DashO Method Call Removal removes method calls from code. This can be very useful for calls that may be appropriate in development, may not be desirable for production, for which it would be impractical to remove by hand. A prime example of this is Android logging removal.
Optimization
DashO Optimization speeds up your code and reduces resulting binary size, by performing algebraic identity, strength reduction, and other peephole optimizations.
PreMark
DashO PreMark lets you watermark your app. Watermarking is used to unobtrusively embed data into an application without impacting its runtime behavior. There are two different ways to apply this technique.

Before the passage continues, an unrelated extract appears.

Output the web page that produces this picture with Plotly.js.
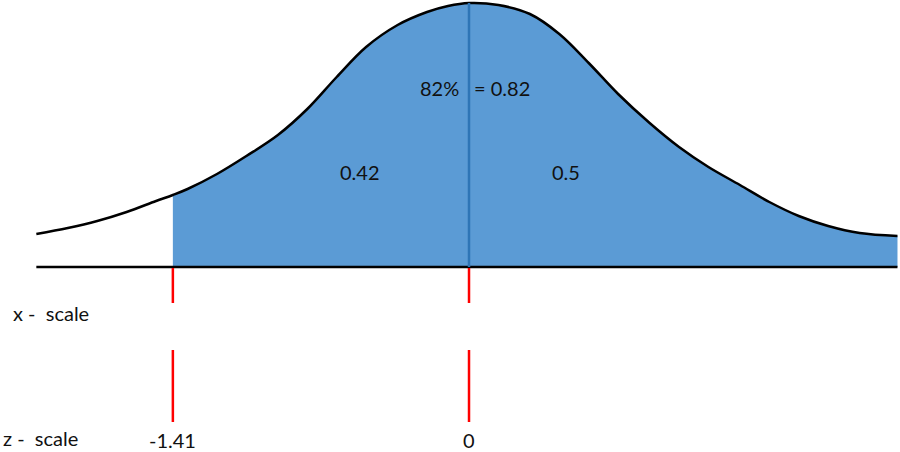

In the first approach, the watermark is configured in the GUI and applied in the DashO build. This watermark could contain information such as a copyright. Being applied during the DashO build, there would, ostensibly, be only a single watermark for all distributed copies of that version of the app.
In the second approach, the watermark is applied in an automatable post-build process using our stand-alone command-line utility. This watermark could contain a serial number or other identifier. The intention being that each distributed copy of the app would have a unique identifier. In doing so, DashO watermarks can be used to track unauthorized copies of software back to their source.